__GIVEN TASK__: Pictures are not part of the copy. Retype the lines from the first one through the line that contains "0.559, 0.558, 0.557];".

** BEGIN **

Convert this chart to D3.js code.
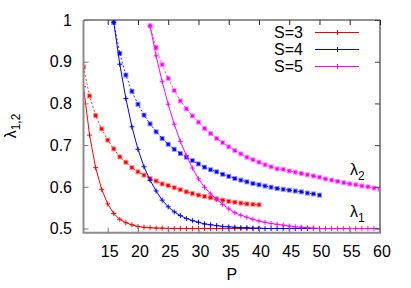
<!DOCTYPE html>
<html lang="en">
<head>
<meta charset="UTF-8">
<title>lambda vs P</title>
<script src="https://d3js.org/d3.v7.min.js"></script>
<style>
  body { margin: 0; background: #fff; }
  text { font-family: "Liberation Sans", Arial, sans-serif; font-size: 16px; fill: #000; }
</style>
</head>
<body>
<div id="chart"></div>
<script>
// values, one point per integer P
const pS3 = d3.range(11, 41);
const pS4 = d3.range(16, 51);
const pS5 = d3.range(22, 61);

const l1S3 = [0.840, 0.724, 0.646, 0.594, 0.559, 0.536, 0.522, 0.514, 0.509, 0.505,
              0.503, 0.502, 0.501, 0.501, 0.500, 0.500, 0.500, 0.500, 0.500, 0.500,
              0.500, 0.500, 0.500, 0.500, 0.500, 0.500, 0.500, 0.500, 0.500, 0.500];
const l2S3 = [0.887, 0.818, 0.771, 0.739, 0.712, 0.691, 0.672, 0.659, 0.646, 0.636,
              0.628, 0.620, 0.614, 0.607, 0.603, 0.598, 0.593, 0.588, 0.584, 0.580,
              0.577, 0.574, 0.571, 0.568, 0.565, 0.563, 0.561, 0.559, 0.558, 0.557];

const l1S4 = [0.994, 0.894, 0.812, 0.744, 0.690, 0.648, 0.616, 0.590, 0.568, 0.552,
              0.540, 0.531, 0.524, 0.519, 0.515, 0.511, 0.509, 0.507, 0.505, 0.504,
              0.503, 0.502, 0.502, 0.501, 0.501, 0.500, 0.500, 0.500, 0.500, 0.500,
              0.500, 0.500, 0.500, 0.500, 0.500];
const l2S4 = [0.994, 0.920, 0.868, 0.829, 0.798, 0.772, 0.751, 0.732, 0.716, 0.702,
              0.690, 0.680, 0.671, 0.663, 0.655, 0.647, 0.641, 0.636, 0.630, 0.625,
              0.620, 0.616, 0.612, 0.608, 0.605, 0.602, 0.599, 0.596, 0.594, 0.592,
              0.590, 0.588, 0.585, 0.583, 0.580];

const l1S5 = [0.986, 0.914, 0.852, 0.798, 0.750, 0.709, 0.675, 0.645, 0.619, 0.599,
              0.583, 0.570, 0.558, 0.547, 0.538, 0.532, 0.527, 0.522, 0.518, 0.515,
              0.512, 0.510, 0.508, 0.506, 0.504, 0.503, 0.502, 0.501, 0.500, 0.500,
              0.500, 0.500, 0.500, 0.500, 0.500, 0.500, 0.500, 0.500, 0.500];
const l2S5 = [0.986, 0.934, 0.893, 0.860, 0.831, 0.806, 0.787, 0.770, 0.755, 0.740,
              0.728, 0.716, 0.706, 0.696, 0.687, 0.679, 0.671, 0.665, 0.659, 0.653,
              0.648, 0.643, 0.642, 0.638, 0.635, 0.632, 0.629, 0.626, 0.623, 0.619,
              0.616, 0.613, 0.610, 0.607, 0.605, 0.602, 0.600, 0.597, 0.594];

const seriesNames = ["S=3", "S=4", "S=5"];
const colors = ["#ff0000", "#0000ff", "#ff00ff"];
const xTicks = [15, 20, 25, 30, 35, 40, 45, 50, 55, 60];
const yTicks = [0.5, 0.6, 0.7, 0.8, 0.9, 1];

const series = [
  { p: pS3, l1: l1S3, l2: l2S3 },
  { p: pS4, l1: l1S4, l2: l2S4 },
  { p: pS5, l1: l1S5, l2: l2S5 }
];

const W = 411, H = 288;
const mLeft = 83.5, mRight = 380, mTop = 20, mBottom = 232.7;

const svg = d3.select("#chart").append("svg")
  .attr("width", W).attr("height", H);

const x = d3.scaleLinear().domain([11, 60]).range([mLeft, mRight]);
const y = d3.scaleLinear().domain([0.49, 1]).range([mBottom, mTop]);

// clip to the plot area
svg.append("clipPath").attr("id", "clip")
  .append("rect").attr("x", mLeft).attr("y", mTop - 4)
  .attr("width", mRight - mLeft).attr("height", mBottom - mTop + 4);

const plot = svg.append("g").attr("clip-path", "url(#clip)");
const line = d3.line().x(d => x(d[0])).y(d => y(d[1]));

series.forEach((s, i) => {
  const c = colors[i];
  const d1 = s.p.map((p, k) => [p, s.l1[k]]);
  const d2 = s.p.map((p, k) => [p, s.l2[k]]);

  // lambda_2 : dotted line, square points
  plot.append("path").datum(d2).attr("d", line)
    .attr("fill", "none").attr("stroke", c).attr("stroke-width", 1)
    .attr("stroke-dasharray", "2,2").attr("stroke-opacity", 0.8);
  plot.selectAll(null).data(d2).enter().append("rect")
    .attr("x", d => x(d[0]) - 2.5).attr("y", d => y(d[1]) - 2.5)
    .attr("width", 5).attr("height", 5)
    .attr("fill", c).attr("fill-opacity", 0.45);
  plot.selectAll(null).data(d2).enter().append("rect")
    .attr("x", d => x(d[0]) - 1.5).attr("y", d => y(d[1]) - 1.5)
    .attr("width", 3).attr("height", 3)
    .attr("fill", c);

  // lambda_1 : solid line, plus points
  plot.append("path").datum(d1).attr("d", line)
    .attr("fill", "none").attr("stroke", c).attr("stroke-width", 1);
  plot.selectAll(null).data(d1).enter().append("path")
    .attr("d", d => `M${x(d[0]) - 2.5},${y(d[1])}h5M${x(d[0])},${y(d[1]) - 2.5}v5`)
    .attr("stroke", c).attr("stroke-width", 1);
});

// border
svg.append("line").attr("x1", mLeft).attr("x2", mRight).attr("y1", mTop).attr("y2", mTop)
  .attr("stroke", "#222").attr("stroke-width", 1);
svg.append("path")
  .attr("d", `M${mLeft},${mTop}V${mBottom}H${mRight}V${mTop}`)
  .attr("fill", "none").attr("stroke", "#8c8c8c").attr("stroke-width", 2);

// ticks (inward, mirrored)
const axB = d3.axisBottom(x).tickValues(xTicks).tickSize(-5).tickFormat("");
const axT = d3.axisTop(x).tickValues(xTicks).tickSize(-5).tickFormat("");
const axL = d3.axisLeft(y).tickValues(yTicks).tickSize(-5).tickFormat("");
const axR = d3.axisRight(y).tickValues(yTicks).tickSize(-5).tickFormat("");
[[axB, `translate(0,${mBottom})`, "#777"], [axT, `translate(0,${mTop})`, "#222"],
 [axL, `translate(${mLeft},0)`, "#777"], [axR, `translate(${mRight},0)`, "#444"]]
  .forEach(([ax, tr, col]) => {
    const g = svg.append("g").attr("transform", tr).call(ax);
    g.select(".domain").remove();
    g.selectAll("line").attr("stroke", col);
  });

// tick labels
svg.selectAll(null).data(xTicks).enter().append("text")
  .attr("x", d => x(d) + 2).attr("y", mBottom + 24)
  .attr("text-anchor", "middle").text(d => d);
svg.selectAll(null).data(yTicks).enter().append("text")
  .attr("x", 72).attr("y", d => y(d)).attr("dy", "0.36em")
  .attr("text-anchor", "end").text(d => d);

// axis titles
svg.append("text").attr("x", (mLeft + mRight) / 2).attr("y", 280)
  .attr("text-anchor", "middle").text("P");
const yl = svg.append("text").attr("transform", "translate(16,126) rotate(-90)")
  .attr("text-anchor", "middle");
yl.append("tspan").text("λ");
yl.append("tspan").attr("font-size", "12px").attr("dy", 4).text("1,2");

const lab2 = svg.append("text").attr("x", 350).attr("y", 175);
lab2.append("tspan").text("λ");
lab2.append("tspan").attr("font-size", "12px").attr("dy", 5).text("2");
const lab1 = svg.append("text").attr("x", 350).attr("y", 216.5);
lab1.append("tspan").text("λ");
lab1.append("tspan").attr("font-size", "12px").attr("dy", 5).text("1");

// legend
const leg = svg.selectAll(null).data(seriesNames).enter().append("g")
  .attr("transform", (d, i) => `translate(0,${32.5 + i * 17})`);
leg.append("text").attr("x", 303).attr("dy", "0.36em")
  .attr("text-anchor", "end").text(d => d);
leg.append("line").attr("x1", 315).attr("x2", 359)
  .attr("stroke", (d, i) => colors[i]).attr("stroke-width", 1);
leg.append("path").attr("d", "M335,0h5M337.5,-2.5v5")
  .attr("stroke", (d, i) => colors[i]).attr("stroke-width", 1);
</script>
</body>
</html>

** END **

__RESPONSE TO THE TASK__:
Convert this chart to D3.js code.
<!DOCTYPE html>
<html lang="en">
<head>
<meta charset="UTF-8">
<title>lambda vs P</title>
<script src="https://d3js.org/d3.v7.min.js"></script>
<style>
  body { margin: 0; background: #fff; }
  text { font-family: "Liberation Sans", Arial, sans-serif; font-size: 16px; fill: #000; }
</style>
</head>
<body>
<div id="chart"></div>
<script>
// values, one point per integer P
const pS3 = d3.range(11, 41);
const pS4 = d3.range(16, 51);
const pS5 = d3.range(22, 61);

const l1S3 = [0.840, 0.724, 0.646, 0.594, 0.559, 0.536, 0.522, 0.514, 0.509, 0.505,
              0.503, 0.502, 0.501, 0.501, 0.500, 0.500, 0.500, 0.500, 0.500, 0.500,
              0.500, 0.500, 0.500, 0.500, 0.500, 0.500, 0.500, 0.500, 0.500, 0.500];
const l2S3 = [0.887, 0.818, 0.771, 0.739, 0.712, 0.691, 0.672, 0.659, 0.646, 0.636,
              0.628, 0.620, 0.614, 0.607, 0.603, 0.598, 0.593, 0.588, 0.584, 0.580,
              0.577, 0.574, 0.571, 0.568, 0.565, 0.563, 0.561, 0.559, 0.558, 0.557];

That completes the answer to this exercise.